Like the Jews we must face our past. Unlike the Jews, we have before us an “open door, and no man can shut it.”

This is a documentary record of numerous attempts beginning in 1950 to persuade the General Conference to give to the world church the authentic 1888 message as “the Lord in His great mercy sent” it, to let the agents themselves speak whom the Lord employed.

The record includes the General Conference response over these four decades.

In making this correspondence available the two authors who compile it are exposing themselves to the critical judgment of their contemporaries. Have these two authors been wrong in making their appeal? Or have they made it in a wrong spirit? And have General Conference leadership been right in rejecting their appeal? Surely thoughtful readers can readily discern where the problem lies.

Each passing decade has added further details of serious importance to this on-going history.
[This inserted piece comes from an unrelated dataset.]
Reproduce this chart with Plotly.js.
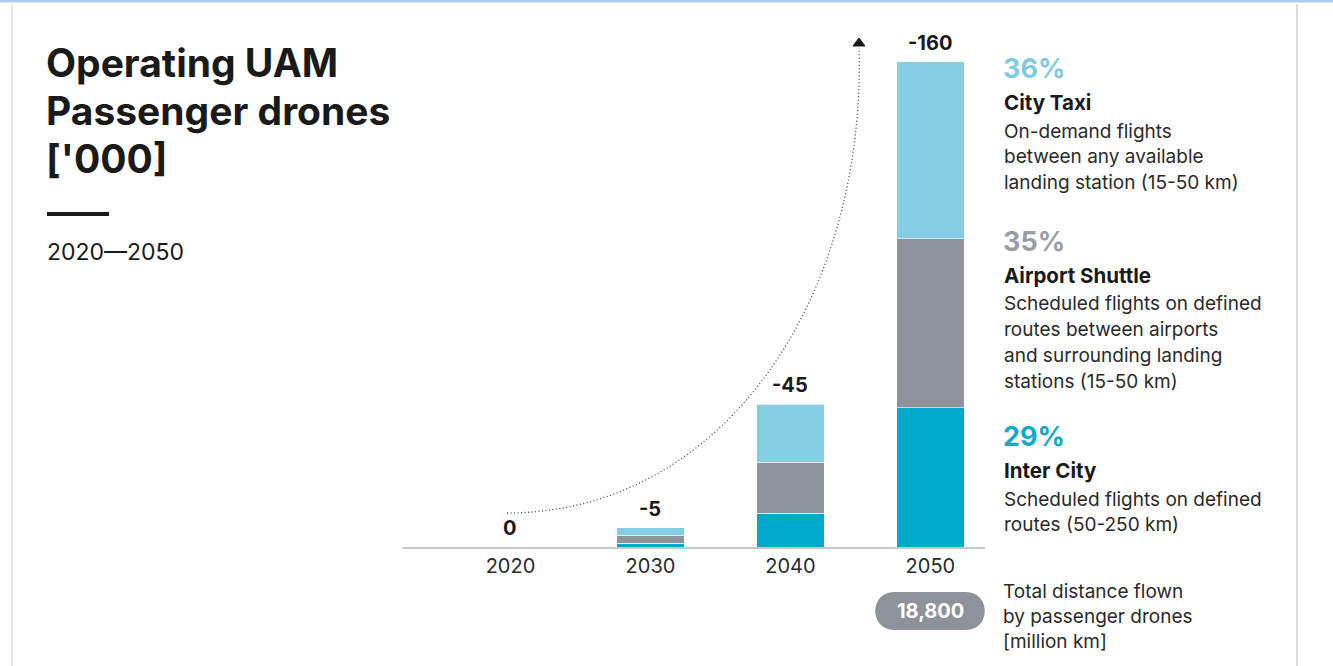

All the participants who were originally concerned in 1950 have gone to their graves—save these two. Shall they also go to their graves—leaving the record buried? What is their duty?

We have been urged to make this record public before we go to our rest, unless soon the church is prepared “as a bride adorned for her husband” and we with her have the high privilege to witness the Lord’s second advent. In either case, this is a record vitally concerned with Seventh-day Adventist mission. And these two authors would rather face judgment before they close their life record than afterwards. Perhaps their current readers can view these four decades more objectively than they can, and thus help them discern where they went astray in conceiving or expressing their convictions.

Again, this documentation may be especially relevant today as some “independent ministries” and separationists challenge loyal church members to withdraw their support and even membership from the organized church. Because the authors of this essay are loyal to the organization of the church they have no sympathy with such a suggestion. But they believe that the documentation of this issue of 1888 may illuminate some of the original sources of our present disunity and may strengthen ties of loyalty which are now being severely strained.